The study by the government health department that included 451 students and 8 teachers from Nawalparasi district concluded that both teachers and students are very much uncomfortable with the subject matter. Ten years down the line, the scene, right here in capital, is no different either. [break]
“I try to be as comprehensive and helpful as possible in all chapters I handle except for this one,” says Prativa Mishra, who teaches Environment, Population and Health (EPH) at Green Village School in Kirtipur. “You know it is easier said than done that teachers should be bold enough to teach the subject. In practice, it simply does not work,” she adds.
According to Mishra, cultural and social background of students and herself matters. “As the entire class feels uncomfortable about it, I deliberately escape using the related vocabularies and drawing pictures on the blackboard or discussing it in detail,” she admits.

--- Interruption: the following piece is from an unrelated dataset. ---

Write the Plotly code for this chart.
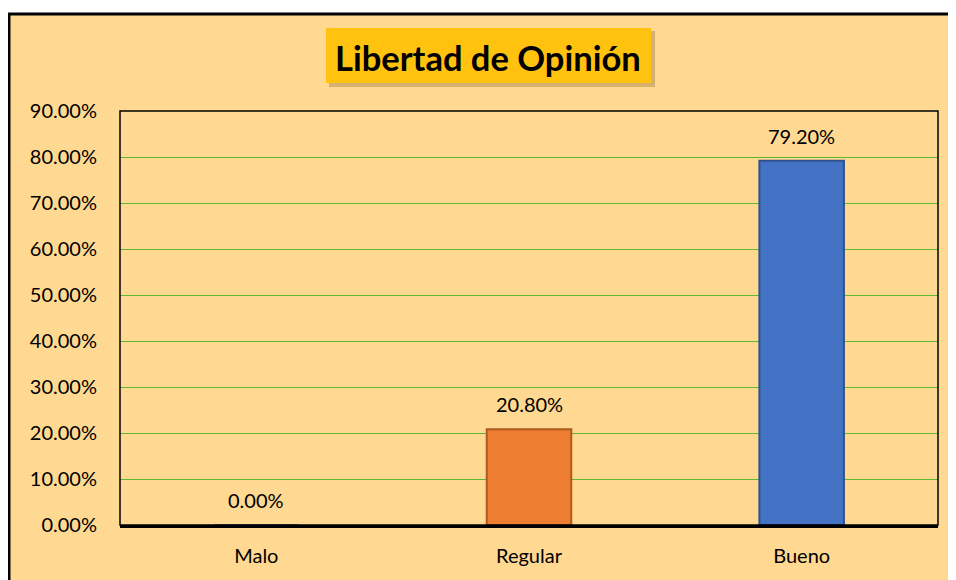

Realizing the need to disseminate reproductive health education, the school curriculum board incorporated several important chapters including healthy sexual behavior, sexual disorder, reproductive system and adolescent behavior, among others, in EPH books for classes 6 to 9 way back in 1995. And, the newer versions of the books are pretty effective if taught the same way.
However, it is hard to calculate when the teachers and the students would overcome the hesitation and learn the lessons. For instance, another teacher of EPH Laxmi Paudel finds it equally tough to make the students ready for a lecture on the subject, specially girls. “While boys are excited to know each and everything about the subject, girls are very shy, remain quiet and uninterested during the whole period,” the teacher at Bishnudevi Secondary School in Naya Naikap said.
The girls even request her to skip the chapter, saying they would go through it at home by themselves. “Unlike for other chapters in the book, I too feel extremely conscious when this chapter starts,” admits Paudel.
“That is of course a very genuine problem for the teachers considering our social and cultural background,” adds another EPH teacher Rajbhai Maharjan at Vidhya Sadan High School in Lalitpur.
“By now, I am confident to teach the subject but I earned this expertise with much hard work and time,” he adds. In course of teaching the subject, he even penned a series of books on EPH, which are already in use in several schools. “Effective books alone are not enough. I feel health teachers need special orientation and training.”
The situation is very sad, notes educationist Tirtha Khaniya. According to him, it is necessary that sex education be made more intense in the country. “That is the only way to make young boys and girls more understandable and responsible. Their curiosities should be answered not by wrong means but by well informed teachers and materials,” he opines.